Optical transmittance of CVD multilayer graphene and simulation results. The red dots and blue dots are the experiment data points from multi-stacking. The gray dashed line indicates the theory curve from nonlinear equation. The magenta hollow circles and the black stars indicate the simulation data from ABC- and ABA-stacked multilayer graphene films, respectively. (Reprinted with permission by IOP Publishing)
"By combing large-scale tight-binding simulation and optical measurement on CVD multilayer graphene, we found the optical transmission through graphene films in the visible region to be solely determined by the number of graphene layers," says Zhu. "We show that the optical transmittance measurement is more reliable in the determination of the number of layers than the commonly used the Raman spectroscopy."
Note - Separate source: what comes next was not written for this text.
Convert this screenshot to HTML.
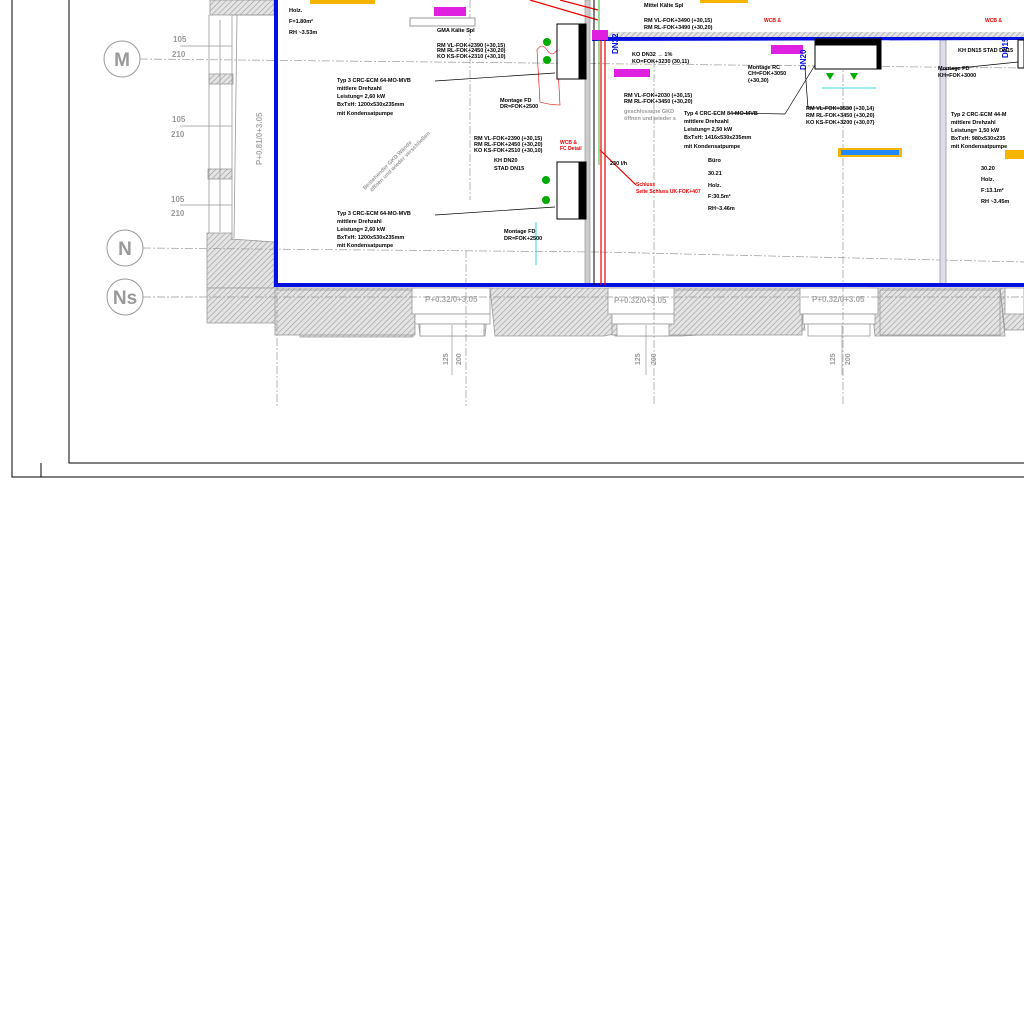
<!DOCTYPE html>
<html><head><meta charset="utf-8"><style>
html,body{margin:0;padding:0;background:#fff;width:1024px;height:1024px;overflow:hidden}
svg{display:block}
text{font-family:"Liberation Sans",sans-serif;font-weight:bold}
</style></head><body>
<svg width="1024" height="1024" viewBox="0 0 1024 1024" xmlns="http://www.w3.org/2000/svg">
<defs>
<pattern id="h" width="4" height="4" patternUnits="userSpaceOnUse" patternTransform="rotate(45)">
<rect width="4" height="4" fill="#e4e4e4"/><line x1="0" y1="0" x2="0" y2="4" stroke="#9a9a9a" stroke-width="1.2"/>
</pattern>
</defs>
<!-- frames -->
<g fill="none" stroke="#000" stroke-width="1">
<polyline points="12,0 12,477 1024,477"/>
<polyline points="69,0 69,463 1024,463"/>
<line x1="41" y1="463" x2="41" y2="477"/>
</g>
<!-- hatched walls -->
<g fill="url(#h)" stroke="#999" stroke-width="0.8">
<rect x="210" y="0" width="64" height="15"/>
<rect x="209" y="74" width="24" height="10"/>
<rect x="208" y="169" width="24" height="10"/>
<polygon points="207,233 232,233 232,239 274,242 274,288 300,288 300,337 413,337 413,288 207,288"/>
<polygon points="207,288 207,323 300,323 300,288"/>
<polygon points="415,288 490,288 485,336 420,336"/>
<polygon points="490,288 610,288 614,334 604,336 495,336"/>
<polygon points="610,288 800,288 805,330 681,336 615,336"/>
<polygon points="870,288 1000,288 1005,330 1024,330 1024,288 1000,288 1005,336 875,336"/>
<rect x="275" y="290" width="140" height="45"/>
<rect x="612" y="290" width="190" height="45"/>
<rect x="880" y="290" width="120" height="45"/>
</g>
<g fill="#fff" stroke="#999" stroke-width="0.8">
<rect x="412" y="288" width="78" height="26"/>
<rect x="415" y="314" width="75" height="10"/>
<rect x="420" y="324" width="64" height="12"/>
<rect x="608" y="288" width="66" height="26"/>
<rect x="612" y="314" width="62" height="10"/>
<rect x="617" y="324" width="52" height="12"/>
<rect x="800" y="288" width="78" height="26"/>
<rect x="803" y="314" width="72" height="10"/>
<rect x="808" y="324" width="62" height="12"/>
<rect x="1005" y="288" width="19" height="26"/>
</g>
<g fill="#aaa" font-size="8" font-weight="normal">
<text x="425" y="302">P+0.32/0+3.05</text>
<text x="614" y="303">P+0.32/0+3.05</text>
<text x="812" y="302">P+0.32/0+3.05</text>
<text transform="translate(262,165) rotate(-90)">P+0.81/0+3.05</text>
</g>
<!-- left wall window lines -->
<g stroke="#999" fill="none" stroke-width="0.8">
<line x1="209" y1="15" x2="209" y2="233"/><line x1="220" y1="20" x2="220" y2="232"/>
<line x1="232" y1="15" x2="232" y2="240"/><line x1="237" y1="15" x2="234" y2="238"/>
<line x1="232" y1="15" x2="274" y2="15"/>
<line x1="180" y1="46" x2="232" y2="46"/><line x1="180" y1="126" x2="232" y2="126"/><line x1="180" y1="205" x2="232" y2="205"/>
</g>
<g fill="#999" font-size="8"><text x="173" y="42">105</text><text x="172" y="57">210</text><text x="172" y="122">105</text><text x="171" y="137">210</text><text x="171" y="202">105</text><text x="171" y="216">210</text></g>
<!-- axis lines -->
<g stroke="#999" stroke-width="0.7" stroke-dasharray="8,2,2,2" fill="none">
<line x1="140" y1="59" x2="1024" y2="68"/>
<line x1="143" y1="248" x2="600" y2="252"/>
<line x1="600" y1="252" x2="1024" y2="262"/>
<line x1="143" y1="297" x2="1024" y2="297"/>
<line x1="277" y1="30" x2="277" y2="406"/>
<line x1="466" y1="250" x2="466" y2="406"/>
<line x1="654" y1="60" x2="654" y2="406"/>
<line x1="843" y1="60" x2="843" y2="406"/>
<line x1="470" y1="0" x2="470" y2="200"/>
</g>
<g fill="#fff" stroke="#999" stroke-width="1">
<circle cx="122" cy="59" r="18"/><circle cx="125" cy="248" r="18"/><circle cx="125" cy="297" r="18"/>
</g>
<g fill="#999" font-size="19" font-weight="normal" text-anchor="middle">
<text x="122" y="66">M</text><text x="125" y="255">N</text><text x="125" y="304">Ns</text>
</g>
<g fill="#999" font-size="7" font-weight="normal">
<text transform="translate(448,365) rotate(-90)">125</text><text transform="translate(461,365) rotate(-90)">200</text>
<text transform="translate(640,365) rotate(-90)">125</text><text transform="translate(656,365) rotate(-90)">200</text>
<text transform="translate(835,365) rotate(-90)">125</text><text transform="translate(850,365) rotate(-90)">200</text>
</g>
<g stroke="#999" stroke-width="0.7"><line x1="452" y1="325" x2="452" y2="375"/><line x1="646" y1="325" x2="646" y2="375"/><line x1="842" y1="325" x2="842" y2="375"/></g>
<!-- gray column -->
<rect x="940" y="40" width="6" height="245" fill="#dde" stroke="#999" stroke-width="0.8"/>
<rect x="585" y="0" width="5" height="285" fill="#ccc" stroke="#888" stroke-width="0.6"/>
<!-- blue walls -->
<g stroke="#0010e0" fill="none">
<polyline points="276,0 276,285 1024,285" stroke-width="4"/>
<line x1="592" y1="39" x2="1024" y2="38" stroke-width="4"/>
</g>
<rect x="592" y="32" width="432" height="5" fill="url(#h)"/>
<!-- red lines -->
<g stroke="#e00" stroke-width="1.2" fill="none">
<line x1="601" y1="40" x2="601" y2="285"/><line x1="605" y1="40" x2="605" y2="285"/>
<path d="M598,10 L560,0 M598,20 L530,0" />
<path d="M537,50 q5,-8 10,0 q5,8 10,0 L560,105 q-10,0 -20,-3 L537,50" stroke-width="0.6"/>
<line x1="600" y1="150" x2="636" y2="185"/>
</g>
<line x1="594" y1="0" x2="594" y2="285" stroke="#000" stroke-width="1"/>
<line x1="599" y1="0" x2="599" y2="165" stroke="#0a0" stroke-width="0.8"/>
<!-- units -->
<g stroke="#000" fill="#fff">
<rect x="557" y="24" width="28" height="55" stroke-width="1"/>
<rect x="579" y="24" width="7" height="55" fill="#000"/>
<rect x="557" y="162" width="28" height="57" stroke-width="1"/>
<rect x="579" y="162" width="7" height="57" fill="#000"/>
<rect x="815" y="39" width="66" height="30" stroke-width="1"/>
<rect x="815" y="39" width="66" height="6" fill="#000"/>
<rect x="877" y="39" width="4" height="30" fill="#000"/>
<rect x="1018" y="40" width="6" height="28"/>
</g>
<g fill="#0a0"><circle cx="547" cy="42" r="4"/><circle cx="547" cy="60" r="4"/><circle cx="546" cy="180" r="4"/><circle cx="546" cy="200" r="4"/>
<polygon points="826,73 834,73 830,80"/><polygon points="850,73 858,73 854,80"/></g>
<g stroke="#0cc" stroke-width="0.8" fill="none"><line x1="822" y1="88" x2="876" y2="88"/><line x1="536" y1="222" x2="536" y2="265"/></g>
<!-- color boxes -->
<rect x="434" y="7" width="32" height="9" fill="#e020e0"/>
<rect x="771" y="45" width="32" height="9" fill="#e020e0"/>
<rect x="614" y="69" width="36" height="8" fill="#e020e0"/>
<rect x="592" y="30" width="16" height="10" fill="#e020e0"/>
<rect x="410" y="18" width="65" height="8" fill="#fff" stroke="#999"/>
<rect x="310" y="0" width="65" height="4" fill="#f4b400"/>
<rect x="838" y="148" width="64" height="9" fill="#f4b400"/><rect x="841" y="150" width="58" height="5" fill="#28f"/>
<rect x="1005" y="150" width="19" height="9" fill="#f4b400"/>
<rect x="700" y="0" width="48" height="3" fill="#f4b400"/>
<g fill="#0010e0" font-size="8"><text transform="translate(618,54) rotate(-90)">DN32</text><text transform="translate(806,70) rotate(-90)">DN20</text><text transform="translate(1008,58) rotate(-90)">DN15</text></g>
<!-- leader lines -->
<g stroke="#000" stroke-width="0.7" fill="none">
<line x1="435" y1="81" x2="555" y2="73"/><line x1="435" y1="215" x2="555" y2="207"/>
<line x1="733" y1="113" x2="785" y2="114"/><line x1="785" y1="114" x2="815" y2="65"/>
<line x1="940" y1="70" x2="1018" y2="62"/>
<polyline points="805,68 808,108 852,108"/>
</g>
<!-- text blocks -->
<g fill="#000" font-size="5.5">
<text x="289" y="12">Holz.</text><text x="289" y="23">F=1.80m²</text><text x="289" y="34">RH ~3.53m</text>
<text x="337" y="82">Typ 3  CRC-ECM 64-MO-MVB</text><text x="337" y="90">mittlere Drehzahl</text><text x="337" y="98">Leistung= 2,60 kW</text><text x="337" y="106">BxTxH: 1200x530x235mm</text><text x="337" y="115">mit Kondensatpumpe</text>
<text x="337" y="215">Typ 3  CRC-ECM 64-MO-MVB</text><text x="337" y="223">mittlere Drehzahl</text><text x="337" y="231">Leistung= 2,60 kW</text><text x="337" y="239">BxTxH: 1200x530x235mm</text><text x="337" y="247">mit Kondensatpumpe</text>
<text x="684" y="115">Typ 4  CRC-ECM 84-MO-MVB</text><text x="684" y="123">mittlere Drehzahl</text><text x="684" y="131">Leistung= 2,50 kW</text><text x="684" y="139">BxTxH: 1416x530x235mm</text><text x="684" y="148">mit Kondensatpumpe</text>
<text x="951" y="116">Typ 2  CRC-ECM 44-M</text><text x="951" y="124">mittlere Drehzahl</text><text x="951" y="132">Leistung= 1,50 kW</text><text x="951" y="140">BxTxH: 980x530x235</text><text x="951" y="148">mit Kondensatpumpe</text>
<text x="708" y="162">Büro</text><text x="708" y="175">30.21</text><text x="708" y="187">Holz.</text><text x="708" y="198">F:30.5m²</text><text x="708" y="210">RH~3.46m</text>
<text x="981" y="170">30.20</text><text x="981" y="181">Holz.</text><text x="981" y="192">F:13.1m²</text><text x="981" y="203">RH ~3.45m</text>
<text x="437" y="32">GMA Kälte Spl</text><text x="437" y="47">RM VL-FOK+2390 (+30,15)</text><text x="437" y="52">RM RL-FOK+2450 (+30,20)</text><text x="437" y="58">KO KS-FOK+2310 (+30,10)</text>
<text x="500" y="102">Montage FD</text><text x="500" y="108">DR=FOK+2500</text>
<text x="474" y="140">RM VL-FOK+2390 (+30,15)</text><text x="474" y="146">RM RL-FOK+2450 (+30,20)</text><text x="474" y="152">KO KS-FOK+2510 (+30,10)</text>
<text x="494" y="162">KH DN20</text><text x="494" y="170">STAD DN15</text>
<text x="504" y="233">Montage FD</text><text x="504" y="240">DR=FOK+2500</text>
<text x="644" y="7">Mittel Kälte Spl</text><text x="644" y="22">RM VL-FOK+3490 (+30,15)</text><text x="644" y="29">RM RL-FOK+3490 (+30,20)</text>
<text x="632" y="56">KO DN32 → 1%</text><text x="632" y="63">KO=FOK+3230 (30,11)</text>
<text x="624" y="97">RM VL-FOK+2030 (+30,15)</text><text x="624" y="103">RM RL-FOK+3450 (+30,20)</text>
<text x="748" y="69">Montage RC</text><text x="748" y="75">CH=FOK+3050</text><text x="748" y="82">(+30,30)</text>
<text x="806" y="110">RM VL-FOK+3530 (+30,14)</text><text x="806" y="117">RM RL-FOK+3450 (+30,20)</text><text x="806" y="124">KO KS-FOK+3200 (+30,07)</text>
<text x="938" y="70">Montage FD</text><text x="938" y="77">KH=FOK+3000</text>
<text x="958" y="52">KH DN15 STAD DN15</text>
<text x="610" y="165">230 l/h</text>
</g>
<g fill="#e00" font-size="5"><text x="560" y="144">WCB &amp;</text><text x="560" y="150">FC Detail</text><text x="636" y="186">Schluss</text><text x="636" y="193">Seite Schluss UK-FOK+407</text><text x="764" y="22">WCB &amp;</text><text x="985" y="22">WCB &amp;</text></g>
<g fill="#999" font-size="5.5" font-weight="normal"><text x="624" y="113">geschlossene GKD</text><text x="624" y="120">öffnen und wieder s</text>
<text transform="translate(365,190) rotate(-45)">Bestehender GKD Wände</text><text transform="translate(372,192) rotate(-45)">öffnen und wieder verschließen</text></g>
</svg>
</body></html>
He adds that this optical transmittance measurement can be applied also to other 2D materials with weak van der Waals interlayer interaction as well.
In their experiments, the researchers, which included Zhu's colleague professor Guido Janssen and assistant professor Shengjun Yuan from Radboud University of Nijmegen, show that a monolayer of graphene can absorb 2.6% of light at 550 nm wavelength – which is 13% higher than the value of 2.3% reported previously in the visible light.
As a result of their study, the team provides an equation to determine how many layers of graphene films are required for specific applications in the field of transparent electrode and surface coating.
"Our numerical and experimental studies of the optical transmittance in multilayer graphene films show that the nonlinear equation T = (1+1.13παN/2)-2 gives a good description of the light transmittance through multilayer graphene in the visible light range," Zhu summarizes the findings.
In practice, large-scale graphene films or flakes can be transferred or spun coat onto transparent substrate as conductive and transparent electrodes. Both transmittance and electrical conductivity are crucial for this kind of application. This work provides a quick and direct method for determining the number of graphene layers.